Dreeben replies that Jones “involved government surveillance. It involved attaching a GPS device to the car.” This case, by contrast, is about acquiring a provider’s business records. It is at this point that Justice Neil Gorsuch steps in on the side of the ACLU. He suggests that there is also a “property-based approach to privacy that has to be considered.” Then he and Dreeben interrupt one another for a lengthy period of time as Gorsuch demands that Dreeben stop fighting his hypothetical. Gorsuch demands that he concede that there is a property right here, and Dreeben says he refuses to concede to the “existence of a property right that resembles no property right that’s existed.” Now it’s the old people’s turn to look uncomfortable.

Dreeben insists again that there is an “element of voluntariness in signing up for a bank account and using a debit card to purchase everything in your life.” But the chief justice pushes back, citing Riley v. California, the cellphone privacy case in which the court found, as Roberts puts it, “that you really don’t have a choice these days if you want to have a cellphone.”

Gorsuch will go on to thump away on his property rights argument, demanding of Dreeben whether the government can “generally acknowledge a property right but then strip it of any Fourth Amendment protection.” And Kagan will contend that writing off all intimate information as “third-party data” is basically just saying that all of “the other factors that you might think in a sensible world would matter to this question is trumped by the fact that the government is doing this by subpoena, rather than by setting up its own cell towers.”

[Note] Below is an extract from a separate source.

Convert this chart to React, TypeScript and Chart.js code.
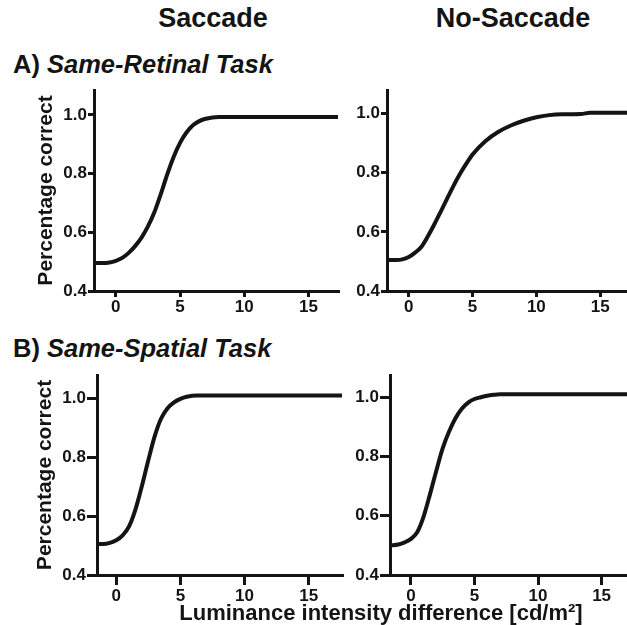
import React, { useEffect, useRef } from "react";
import { Chart, registerables } from "chart.js";

Chart.register(...registerables);

// Axis ticks
const xTickValues = [0, 5, 10, 15];
const yTickValues = [0.4, 0.6, 0.8, 1.0];

// A) Same-Retinal Task, Saccade
const xSacRet = [-1.7, -1, -0.5, 0, 0.5, 1, 1.5, 2, 2.5, 3, 3.5, 4, 4.5, 5, 5.5, 6, 6.5, 7, 8, 17.3];
const ySacRet = [0.495, 0.495, 0.497, 0.503, 0.513, 0.53, 0.553, 0.582, 0.62, 0.668, 0.73, 0.797, 0.857, 0.905, 0.94, 0.965, 0.979, 0.987, 0.993, 0.993];

// A) Same-Retinal Task, No-Saccade
const xNoRet = [-1.7, -1, -0.5, 0, 0.5, 1, 1.5, 2, 2.5, 3, 3.5, 4, 4.5, 5, 6, 7, 8, 9, 10, 11, 12, 13.5, 14.2, 17.1];
const yNoRet = [0.505, 0.505, 0.507, 0.515, 0.53, 0.55, 0.585, 0.625, 0.668, 0.712, 0.755, 0.795, 0.83, 0.862, 0.907, 0.938, 0.96, 0.976, 0.988, 0.995, 0.998, 0.999, 1.003, 1.003];

// B) Same-Spatial Task, Saccade
const xSacSpa = [-1.5, -1, -0.5, 0, 0.5, 1, 1.5, 2, 2.5, 3, 3.5, 4, 4.5, 5, 5.5, 6.3, 17.6];
const ySacSpa = [0.505, 0.505, 0.509, 0.518, 0.535, 0.565, 0.623, 0.703, 0.79, 0.872, 0.932, 0.967, 0.987, 0.999, 1.006, 1.01, 1.01];

// B) Same-Spatial Task, No-Saccade
const xNoSpa = [-1.65, -1, -0.5, 0, 0.5, 1, 1.5, 2, 2.5, 3, 3.5, 4, 4.5, 5, 5.5, 6, 6.5, 7, 17];
const yNoSpa = [0.5, 0.503, 0.51, 0.522, 0.545, 0.598, 0.673, 0.753, 0.828, 0.884, 0.929, 0.961, 0.982, 0.994, 1.0, 1.005, 1.008, 1.01, 1.01];

const FONT = "'Liberation Sans', Arial, Helvetica, sans-serif";
const INK = "#141414";

type PanelProps = {
  xs: number[];
  ys: number[];
  xMin: number;
  xMax: number;
  yMax: number;
  left: number;
  top: number;
  width: number;
  height: number;
  yW: number;
  xH: number;
  padTop: number;
  padRight: number;
  tickLen: number;
  xPad: number;
  yTitle: boolean;
  titlePad: number;
};

function Panel(p: PanelProps) {
  const ref = useRef<HTMLCanvasElement>(null);
  useEffect(() => {
    Chart.defaults.font.family = FONT;
    const chart = new Chart(ref.current as HTMLCanvasElement, {
      type: "line",
      data: {
        datasets: [
          {
            data: p.xs.map((x, i) => ({ x, y: p.ys[i] })),
            borderColor: INK,
            borderWidth: 4,
            pointRadius: 0,
            cubicInterpolationMode: "monotone",
            fill: false,
          },
        ],
      },
      options: {
        animation: false,
        responsive: false,
        maintainAspectRatio: false,
        layout: { padding: { top: p.padTop, right: p.padRight, left: 0, bottom: 0 } },
        plugins: { legend: { display: false }, tooltip: { enabled: false } },
        scales: {
          x: {
            type: "linear",
            min: p.xMin,
            max: p.xMax,
            afterBuildTicks: (s: any) => {
              s.ticks = xTickValues.map((v) => ({ value: v }));
            },
            afterFit: (s: any) => {
              s.height = p.xH;
            },
            grid: { drawOnChartArea: false, drawTicks: true, tickLength: p.tickLen, lineWidth: 3, color: INK },
            border: { display: true, width: 3, color: INK },
            ticks: {
              color: INK,
              padding: p.xPad,
              maxRotation: 0,
              font: { size: 17, weight: "bold", family: FONT },
              callback: (v: any) => String(v),
            },
          },
          y: {
            type: "linear",
            min: 0.4,
            max: p.yMax,
            afterBuildTicks: (s: any) => {
              s.ticks = yTickValues.map((v) => ({ value: v }));
            },
            afterFit: (s: any) => {
              s.width = p.yW;
            },
            grid: { drawOnChartArea: false, drawTicks: true, tickLength: p.tickLen, lineWidth: 3, color: INK },
            border: { display: true, width: 3, color: INK },
            ticks: {
              color: INK,
              padding: 1,
              font: { size: 17, weight: "bold", family: FONT },
              callback: (v: any) => Number(v).toFixed(1),
            },
            title: {
              display: p.yTitle,
              text: "Percentage correct",
              color: INK,
              font: { size: 21, weight: "bold", family: FONT },
              padding: { top: p.titlePad, bottom: 0 },
            },
          },
        },
      } as any,
    });
    return () => chart.destroy();
  }, []);
  return (
    <canvas
      ref={ref}
      width={p.width}
      height={p.height}
      style={{ position: "absolute", left: p.left, top: p.top, width: p.width, height: p.height }}
    />
  );
}

const textBase: React.CSSProperties = {
  position: "absolute",
  fontFamily: FONT,
  fontWeight: "bold",
  color: INK,
  whiteSpace: "nowrap",
};

export default function App() {
  return (
    <div
      style={{
        position: "absolute",
        left: 0,
        top: 0,
        width: 627,
        height: 625,
        overflow: "hidden",
        background: "#ffffff",
      }}
    >
      <div style={{ ...textBase, left: 113, top: 5, width: 200, textAlign: "center", fontSize: 27, lineHeight: "27px" }}>
        Saccade
      </div>
      <div style={{ ...textBase, left: 413, top: 5, width: 200, textAlign: "center", fontSize: 27, lineHeight: "27px" }}>
        No-Saccade
      </div>
      <div style={{ ...textBase, left: 13, top: 52, fontSize: 25.5, lineHeight: "25px" }}>
        A) <span style={{ fontStyle: "italic" }}>Same-Retinal Task</span>
      </div>
      <div style={{ ...textBase, left: 13, top: 336, fontSize: 25.5, lineHeight: "25px" }}>
        B) <span style={{ fontStyle: "italic" }}>Same-Spatial Task</span>
      </div>

      <Panel xs={xSacRet} ys={ySacRet} xMin={-1.7} xMax={17.3} yMax={1.085}
        left={0} top={78} width={345} height={243} yW={94} xH={30}
        padTop={12} padRight={7} tickLen={6} xPad={0} yTitle={true} titlePad={34} />
      <Panel xs={xNoRet} ys={yNoRet} xMin={-1.7} xMax={17.1} yMax={1.08}
        left={327} top={78} width={303} height={243} yW={60} xH={30}
        padTop={12} padRight={3} tickLen={6} xPad={0} yTitle={false} titlePad={0} />
      <Panel xs={xSacSpa} ys={ySacSpa} xMin={-1.5} xMax={17.6} yMax={1.08}
        left={0} top={363} width={349} height={247} yW={97} xH={35}
        padTop={12} padRight={7} tickLen={10} xPad={1} yTitle={true} titlePad={33} />
      <Panel xs={xNoSpa} ys={yNoSpa} xMin={-1.65} xMax={17.0} yMax={1.075}
        left={330} top={363} width={300} height={247} yW={60} xH={35}
        padTop={12} padRight={3} tickLen={10} xPad={1} yTitle={false} titlePad={0} />

      <div style={{ ...textBase, left: 131, top: 602, width: 500, textAlign: "center", fontSize: 22, lineHeight: "22px" }}>
        Luminance intensity difference [cd/m²]
      </div>
    </div>
  );
}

Other than Alito and Kennedy, it’s hard to find much sympathy for the government’s contention that all your location information is voluntarily surrendered to your carrier and contains nothing intimate about your life. In an intriguing way, the dividing line at the court on cellphone privacy has less to do with ideology than with age. Sotomayor may not take her iPhone to bed with her, but both Gorsuch and Kagan clearly know people who do. Ginsburg is basically 32 at heart, and Justice Stephen Breyer—waxing metaphysical on Wednesday about the geographic location of one’s physical body—proves that privacy is sufficiently meta to be everywhere and nowhere. The government seems content to let Congress figure this out or wait and see whether more cellphone towers might make us more free in the future. Happily, the majority of the court seems to recognize that the Framers would no more want AT&T to root through your papers and hand them to the government than they would want the government to do such a thing itself.

By the way, my train is in Wilmington, Delaware, right now. But I wanted you to know that.